Figure scripts:
◆ ◆ ◆
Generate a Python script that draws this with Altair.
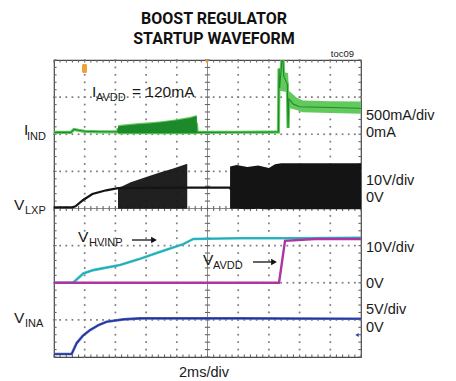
import altair as alt
import numpy as np
import pandas as pd

# ---------------------------------------------------------------
# Scope geometry: 10 horizontal divisions at 2 ms/div, 8 vertical
# ---------------------------------------------------------------
T_SPAN = 20.0          # ms
N_YDIV = 8
PLOT_W, PLOT_H = 307, 297
PAD_L, PAD_T = 54, 60

# channel ground position (divisions from the bottom) and units per division
IND_ZERO, IND_PER_DIV = 6.05, 500.0    # mA/div
LXP_ZERO, LXP_PER_DIV = 4.03, 10.0     # V/div
HV_ZERO, HV_PER_DIV = 2.0, 10.0        # V/div (V_HVINP and V_AVDD)
INA_ZERO, INA_PER_DIV = 0.08, 5.0      # V/div

# ---------------- I_IND, inductor current (mA) ----------------
IND_T = [0.0, 1.1, 1.3, 1.6, 2.0, 3.0, 4.15, 4.17, 9.28, 9.32, 12.0, 14.0, 14.62,
         14.66, 14.70, 14.90, 14.96, 15.20, 15.25, 15.30, 15.60, 16.00, 18.00, 20.0]
IND_MA = [0, 0, 40, 28, 15, 8, 8, 40, 110, 0, 2, 3, 5,
          860, 600, 1100, 760, 650, 60, 450, 380, 345, 335, 325]

# ripple envelope while the converter is switching (mA)
IND_RIP1_T = [4.17, 4.5, 5.5, 6.25, 7.0, 7.9, 8.9, 9.25, 9.30]
IND_RIP1_LO = [-25, -25, -25, -25, -25, -25, -25, -25, -25]
IND_RIP1_HI = [95, 105, 125, 135, 150, 175, 210, 232, 232]

IND_RIP2_T = [14.72, 15.25, 15.30, 15.80, 16.20, 18.0, 20.0]
IND_RIP2_LO = [560, 540, 330, 300, 270, 260, 250]
IND_RIP2_HI = [820, 800, 560, 470, 430, 420, 415]

# ---------------- V_LXP, switch node (V) ----------------
LXP_T = [0.0, 1.2, 1.4, 1.9, 2.5, 3.4, 4.17, 8.65, 8.70, 11.45, 11.50, 20.0]
LXP_V = [0.0, 0.0, 0.3, 2.0, 3.6, 4.6, 5.2, 5.3, 5.3, 5.3, 5.0, 5.0]

LXP_SW1_T = [4.17, 4.41, 5.0, 6.25, 7.0, 7.77, 8.63, 8.68]
LXP_SW1_LO = [-0.4, -0.4, -0.4, -0.4, -0.4, -0.4, -0.4, -0.4]
LXP_SW1_HI = [5.4, 5.6, 6.8, 8.5, 9.5, 10.5, 11.7, 11.7]

LXP_SW2_T = [11.47, 11.9, 12.6, 13.3, 14.0, 14.4, 14.8, 20.0]
LXP_SW2_LO = [-0.4, -0.4, -0.5, -0.4, -0.6, -0.4, -0.5, -0.5]
LXP_SW2_HI = [11.0, 11.4, 10.9, 11.3, 10.6, 11.6, 11.9, 11.9]

# ---------------- V_HVINP (V) ----------------
HVINP_T = [0.0, 1.24, 1.91, 2.56, 4.3, 5.5, 6.69, 8.42, 9.08, 12.0, 16.0, 20.0]
HVINP_V = [0.0, 0.0, 2.5, 3.4, 4.8, 6.3, 8.0, 10.4, 11.8, 12.0, 12.0, 12.1]

# ---------------- V_AVDD (V) ----------------
AVDD_T = [0.0, 14.66, 15.05, 17.0, 20.0]
AVDD_V = [0.0, 0.0, 11.3, 11.8, 11.8]

# ---------------- V_INA (V) ----------------
INA_T = [0.0, 1.15, 1.48, 1.9, 2.35, 2.9, 3.43, 4.52, 5.6, 12.0, 20.0]
INA_V = [0.0, 0.0, 1.48, 2.5, 3.23, 3.9, 4.35, 4.67, 4.8, 4.8, 4.75]


def to_div(values, zero, per_div):
    return [zero + v / per_div for v in values]


def trace(t, v, zero, per_div):
    return pd.DataFrame({"t": t, "d": to_div(v, zero, per_div)})


def band(t, lo, hi, zero, per_div):
    return pd.DataFrame({"t": t, "lo": to_div(lo, zero, per_div),
                         "hi": to_div(hi, zero, per_div)})


XS = alt.Scale(domain=[0, T_SPAN], nice=False, zero=False)
YS = alt.Scale(domain=[0, N_YDIV], nice=False, zero=False)
X = alt.X("t:Q", scale=XS, axis=None)
Y = alt.Y("d:Q", scale=YS, axis=None)


def line_layer(df, color, width, opacity=1.0):
    return alt.Chart(df).mark_line(color=color, strokeWidth=width, opacity=opacity,
                                   clip=True, interpolate="linear").encode(
        x=X, y=Y, order="t:Q")


def band_layer(df, color, opacity=1.0):
    return alt.Chart(df).mark_area(color=color, opacity=opacity, clip=True).encode(
        x=X, y=alt.Y("lo:Q", scale=YS, axis=None), y2="hi:Q")


# ---------------- graticule ----------------
# dotted division lines: one dot every fifth of a division
dot_t = [round(0.4 * i, 3) for i in range(51)]
dot_d = [round(0.2 * i, 3) for i in range(41)]
rows = []
for lvl in (1.0, 2.0, 3.0, 5.0, 6.0, 7.0):
    rows += [{"t": t, "d": lvl} for t in dot_t]
for lvl in (2.0, 4.0, 6.0, 8.0, 12.0, 14.0, 16.0, 18.0):
    rows += [{"t": lvl, "d": d} for d in dot_d]
grid = alt.Chart(alt.Data(values=rows)).mark_square(
    size=3, color="#7c7c7c", opacity=1, filled=True).encode(x=X, y=Y)

center_v = alt.Chart(pd.DataFrame({"t": [10.0]})).mark_rule(color="#8c8c8c", strokeWidth=1).encode(x=X)
center_h = alt.Chart(pd.DataFrame({"d": [4.0]})).mark_rule(color="#8c8c8c", strokeWidth=1).encode(y=Y)

# small tick marks on the centre cross and along the frame
TK_D, TK_T = 0.07, 0.17
vt = []
for lo, hi in ((4.0 - TK_D, 4.0 + TK_D), (0.0, TK_D), (8.0 - TK_D, 8.0)):
    vt += [{"t": t, "d": lo, "d2": hi} for t in dot_t]
ht = []
for lo, hi in ((10.0 - TK_T, 10.0 + TK_T), (0.0, TK_T), (20.0 - TK_T, 20.0)):
    ht += [{"t": lo, "t2": hi, "d": d} for d in dot_d]
ticks_v = alt.Chart(alt.Data(values=vt)).mark_rule(color="#666666", strokeWidth=1.1).encode(
    x=X, y=Y, y2="d2:Q")
ticks_h = alt.Chart(alt.Data(values=ht)).mark_rule(color="#666666", strokeWidth=1.1).encode(
    x=X, x2="t2:Q", y=Y)

# ---------------- traces ----------------
GREEN_LT, GREEN_DK = "#62c95c", "#1c8a2b"
layers = [grid, center_v, center_h, ticks_v, ticks_h]

ind = trace(IND_T, IND_MA, IND_ZERO, IND_PER_DIV)
layers += [
    line_layer(ind, GREEN_LT, 3.2),
    band_layer(band(IND_RIP1_T, IND_RIP1_LO, IND_RIP1_HI, IND_ZERO, IND_PER_DIV), GREEN_LT),
    band_layer(band(IND_RIP1_T, [v + 12 for v in IND_RIP1_LO], [v - 15 for v in IND_RIP1_HI],
                    IND_ZERO, IND_PER_DIV), GREEN_DK),
    band_layer(band(IND_RIP2_T, IND_RIP2_LO, IND_RIP2_HI, IND_ZERO, IND_PER_DIV), GREEN_LT),
    line_layer(ind, GREEN_DK, 1.1),
]

BLACK = "#141414"
layers += [
    line_layer(trace(LXP_T, LXP_V, LXP_ZERO, LXP_PER_DIV), BLACK, 2.2),
    band_layer(band(LXP_SW1_T, LXP_SW1_LO, LXP_SW1_HI, LXP_ZERO, LXP_PER_DIV), BLACK, 0.95),
    band_layer(band(LXP_SW2_T, LXP_SW2_LO, LXP_SW2_HI, LXP_ZERO, LXP_PER_DIV), BLACK),
]

layers += [
    line_layer(trace(HVINP_T, HVINP_V, HV_ZERO, HV_PER_DIV), "#35bfc9", 2.6),
    line_layer(trace(HVINP_T, HVINP_V, HV_ZERO, HV_PER_DIV), "#1f9fab", 0.8),
    line_layer(trace(AVDD_T, AVDD_V, HV_ZERO, HV_PER_DIV), "#ad35a2", 2.4),
    line_layer(trace(INA_T, INA_V, INA_ZERO, INA_PER_DIV), "#4a5fc0", 2.6),
    line_layer(trace(INA_T, INA_V, INA_ZERO, INA_PER_DIV), "#24338f", 1.2),
]

# ---------------- annotations (page pixel positions) ----------------
FONT = "Liberation Sans"


def txt(s, px, py, size, align="left", font=FONT, weight="normal", color="#1a1a1a"):
    return alt.Chart(pd.DataFrame({"s": [s]})).mark_text(
        text=s, font=font, fontSize=size, fontWeight=weight, align=align,
        baseline="alphabetic", color=color).encode(
        x=alt.value(px - PAD_L), y=alt.value(py - PAD_T))


def sym(px, py, shape, size, color):
    return alt.Chart(pd.DataFrame({"s": [0]})).mark_point(
        shape=shape, size=size, filled=True, color=color, opacity=1).encode(
        x=alt.value(px - PAD_L), y=alt.value(py - PAD_T))


def seg(px1, px2, py, color="#111111"):
    return alt.Chart(pd.DataFrame({"s": [0]})).mark_rule(color=color, strokeWidth=1.3).encode(
        x=alt.value(px1 - PAD_L), x2=alt.value(px2 - PAD_L), y=alt.value(py - PAD_T))


TITLE_FONT = "Roboto"
layers += [
    txt("BOOST REGULATOR", 214, 23.5, 16, "center", TITLE_FONT, "bold", "#111111"),
    txt("STARTUP WAVEFORM", 214, 43.5, 16, "center", TITLE_FONT, "bold", "#111111"),
    txt("toc09", 354, 57, 9.5, "right"),
    txt("I", 92, 97, 15.5), txt("AVDD", 96, 101, 11), txt("= 120mA", 132, 97, 15.5),
    txt("I", 24, 135, 15.5), txt("IND", 27, 140, 11),
    txt("V", 14, 210, 15.5), txt("LXP", 25, 214, 11),
    txt("V", 14, 323, 15.5), txt("INA", 25, 327, 11),
    txt("V", 78, 242, 15.5), txt("HVINP", 89, 246, 11),
    txt("V", 203, 265, 15.5), txt("AVDD", 213, 269, 11),
    txt("500mA/div", 366, 119.5, 14.5), txt("0mA", 366, 137, 14.5),
    txt("10V/div", 366, 185, 14.5), txt("0V", 366, 202, 14.5),
    txt("10V/div", 366, 252, 14.5), txt("0V", 366, 288, 14.5),
    txt("5V/div", 366, 314, 14.5), txt("0V", 366, 332, 14.5),
    txt("2ms/div", 204, 377, 14.5, "center"),
    seg(132, 152, 240), sym(154, 240, "triangle-right", 45, "#111111"),
    seg(253, 272, 262), sym(274, 262, "triangle-right", 45, "#111111"),
    sym(207, 62, "triangle-down", 18, "#f0a030"),
    sym(357, 335, "triangle-left", 16, "#3045b0"),
    alt.Chart(pd.DataFrame({"s": [0]})).mark_rect(
        color="#f2a03a", cornerRadius=1.5).encode(
        x=alt.value(82 - PAD_L), x2=alt.value(87 - PAD_L),
        y=alt.value(64 - PAD_T), y2=alt.value(73 - PAD_T)),
]

chart = alt.layer(*layers).properties(
    width=PLOT_W, height=PLOT_H,
    autosize=alt.AutoSizeParams(type="none"),
    padding={"left": PAD_L, "top": PAD_T, "right": 456 - PAD_L - PLOT_W,
             "bottom": 381 - PAD_T - PLOT_H},
    background="white",
).configure_view(stroke="#4a4a4a", strokeWidth=1.2)

chart.save("out.html", embed_options={"renderer": "svg", "actions": False})
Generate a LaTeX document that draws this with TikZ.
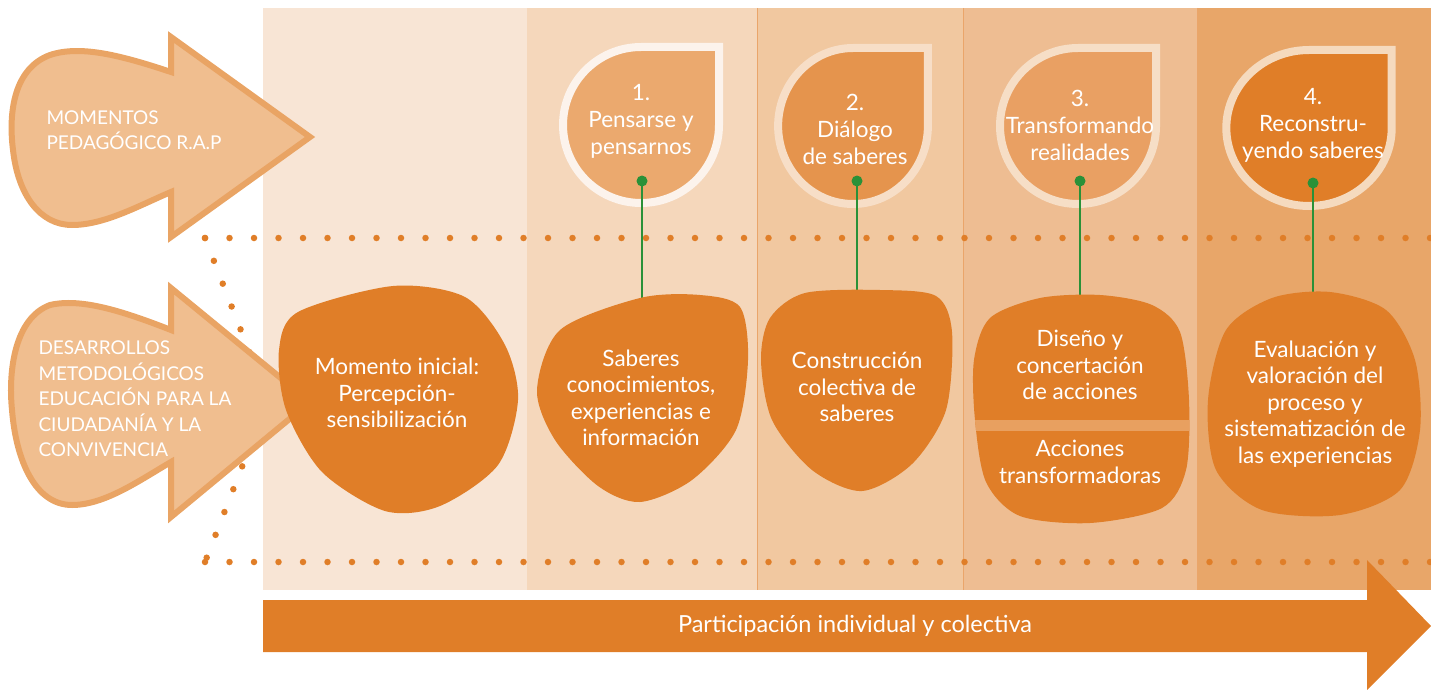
\documentclass[tikz,border=0pt]{standalone}
\usepackage{fontspec}
\setmainfont{Lato}
\usepackage{tikz}

\definecolor{panelA}{HTML}{F8E5D5}
\definecolor{panelB}{HTML}{F5D7BB}
\definecolor{panelC}{HTML}{F1C8A0}
\definecolor{panelD}{HTML}{EEBD92}
\definecolor{panelE}{HTML}{E8A669}
\definecolor{divline}{HTML}{EAA56A}
\definecolor{arrowfill}{HTML}{F0BE8F}
\definecolor{arrowline}{HTML}{E9A464}
\definecolor{blobor}{HTML}{E07E28}
\definecolor{bandcol}{HTML}{E8A060}
\definecolor{stemgreen}{HTML}{2A9138}
\definecolor{leafA}{HTML}{EBA96E}
\definecolor{leafB}{HTML}{E5944D}
\definecolor{leafC}{HTML}{E9A063}
\definecolor{leafD}{HTML}{E07E28}
\definecolor{rimA}{HTML}{FCF3EC}
\definecolor{rimB}{HTML}{F7DEC7}
\definecolor{rimC}{HTML}{F6DEC6}
\definecolor{rimD}{HTML}{F5DABE}

\tikzset{
	blob/.style = {fill=blobor},
	blobtext/.style = {text=white, align=center, font=\fontsize{22.5}{26.5}\selectfont},
	leaftext/.style = {text=white, align=center, font=\fontsize{22.5}{27}\selectfont},
	arrowtext/.style = {text=white, align=left, anchor=west, font=\fontsize{19}{25.5}\selectfont},
	bigarrow/.style = {fill=arrowfill, draw=arrowline, line width=6pt, line join=miter},
	dotline/.style = {draw=blobor, line width=6.5pt, line cap=round, dash pattern=on 0pt off 24.5pt},
	stem/.style = {draw=stemgreen, line width=2.5pt},
	pics/leaf/.style 2 args = {code={
		\filldraw[fill=#1, draw=#2, line width=8pt] (78,-78) -- (0,-78)
			.. controls (-43,-78) and (-78,-43) .. (-78,0)
			.. controls (-78,43) and (-43,78) .. (0,78)
			.. controls (43,78) and (78,43) .. (78,0) -- cycle;
	}}
}

\def\blobthree{plot[smooth cycle] coordinates {(990,318) (1040,298) (1100,295) (1152,305) (1180,332) (1189,400) (1186,470) (1162,508) (1090,523) (1020,516) (986,482) (975,420) (974,360)}}

\begin{document}
\begin{tikzpicture}[x=1pt, y=-1pt]
	\useasboundingbox (0,0) rectangle (1431,690);

	\fill[panelA] (263,8) rectangle (527,590);
	\fill[panelB] (527,8) rectangle (757,590);
	\fill[panelC] (757,8) rectangle (963,590);
	\fill[panelD] (963,8) rectangle (1197,590);
	\fill[panelE] (1197,8) rectangle (1431,590);
	\foreach \xx in {757,963,1197}
		\draw[divline, line width=0.8pt] (\xx,8) -- (\xx,590);

	\draw[dotline] (205,238) -- (1431,238);
	\draw[dotline] (205,562) -- (1431,562);
	\draw[dotline] (205,238) -- (268,400) -- (205,562);

	\filldraw[bigarrow] (171,72) .. controls (120,55) and (80,45) .. (50,55)
		.. controls (15,68) and (8,110) .. (13,150)
		.. controls (18,195) and (40,225) .. (72,225)
		.. controls (105,225) and (140,205) .. (171,192)
		-- (171,237) -- (310,137) -- (171,37) -- cycle;
	\node[arrowtext] (ar1) at (43,130) {MOMENTOS\\PEDAGÓGICO R.A.P};

	\filldraw[bigarrow] (171,330) .. controls (120,310) and (80,298) .. (50,305)
		.. controls (15,318) and (8,370) .. (12,410)
		.. controls (16,460) and (35,505) .. (72,505)
		.. controls (105,505) and (140,480) .. (171,462)
		-- (171,517) -- (310,402) -- (171,288) -- cycle;
	\node[arrowtext] (ar2) at (35,399) {DESARROLLOS\\METODOLÓGICOS\\EDUCACIÓN PARA LA\\CIUDADANÍA Y LA\\CONVIVENCIA};

	\pic at (641,125) {leaf={leafA}{rimA}};
	\pic[xscale=0.96] at (853,126) {leaf={leafB}{rimB}};
	\pic at (1078,126) {leaf={leafC}{rimC}};
	\pic[xscale=1.06] at (1309,128) {leaf={leafD}{rimD}};

	\node[leaftext] (m1) at (641,121) {1.\\Pensarse y\\pensarnos};
	\node[leaftext] (m2) at (855,129) {2.\\Diálogo\\de saberes};
	\node[leaftext] (m3) at (1080,125) {3.\\Transformando\\realidades};
	\node[leaftext] (m4) at (1313,125) {4.\\Reconstru-\\yendo saberes};

	\coordinate (d1) at (642,181);
	\coordinate (d2) at (857,181);
	\coordinate (d3) at (1080,181);
	\coordinate (d4) at (1313,183);
	\coordinate (t1) at (642,300);
	\coordinate (t2) at (857,295);
	\coordinate (t3) at (1080,300);
	\coordinate (t4) at (1313,296);
	\foreach \k in {1,2,3,4} {
		\draw[stem] (d\k) -- (t\k);
		\fill[stemgreen] (d\k) circle (5.5);
	}

	\fill[blob] plot[smooth cycle] coordinates {(298,312) (393,286) (465,297) (505,345) (518,400) (498,465) (440,506) (385,511) (322,472) (286,410) (279,350)};
	\node[blobtext] (b0) at (397,393) {Momento inicial:\\Percepción-\\sensibilización};

	\fill[blob] plot[smooth cycle] coordinates {(560,330) (640,298) (700,295) (740,307) (748,360) (736,430) (692,480) (640,502) (598,486) (555,440) (537,390)};
	\node[blobtext] (b1) at (641,398) {Saberes\\conocimientos,\\experiencias e\\información};

	\fill[blob] plot[smooth cycle] coordinates {(770,318) (805,293) (880,290) (936,296) (952,332) (946,410) (912,464) (862,491) (812,470) (772,420) (761,360)};
	\node[blobtext] (b2) at (857,387) {Construcción\\colectiva de\\saberes};

	\fill[blob] \blobthree;
	\begin{scope}
		\clip \blobthree;
		\fill[bandcol] (960,420) rectangle (1200,431);
	\end{scope}
	\node[blobtext] (b3a) at (1080,365) {Diseño y\\concertación\\de acciones};
	\node[blobtext] (b3b) at (1080,462) {Acciones\\transformadoras};

	\fill[blob] plot[smooth cycle] coordinates {(1226,330) (1272,298) (1330,292) (1386,310) (1415,360) (1420,430) (1400,490) (1340,515) (1262,510) (1216,470) (1208,400)};
	\node[blobtext] (b4) at (1315,404) {Evaluación y\\valoración del\\proceso y\\sistematización de\\las experiencias};

	\fill[blobor] (263,600) -- (1367,600) -- (1367,560) -- (1431,626) -- (1367,690) -- (1367,652) -- (263,652) -- cycle;
	\node[text=white, font=\fontsize{23.5}{27}\selectfont] (part) at (855,626) {Participación individual y colectiva};
\end{tikzpicture}
\end{document}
◆ ◆ ◆
== DESCRIPTION OF THE TASK ==
Go back to the entries above and restate word for word every line from the first through the one that contains "import pandas as pd", leaving the pictures behind.

== REPLY ==
Generate a Python script that draws this with Altair.
import altair as alt
import numpy as np
import pandas as pd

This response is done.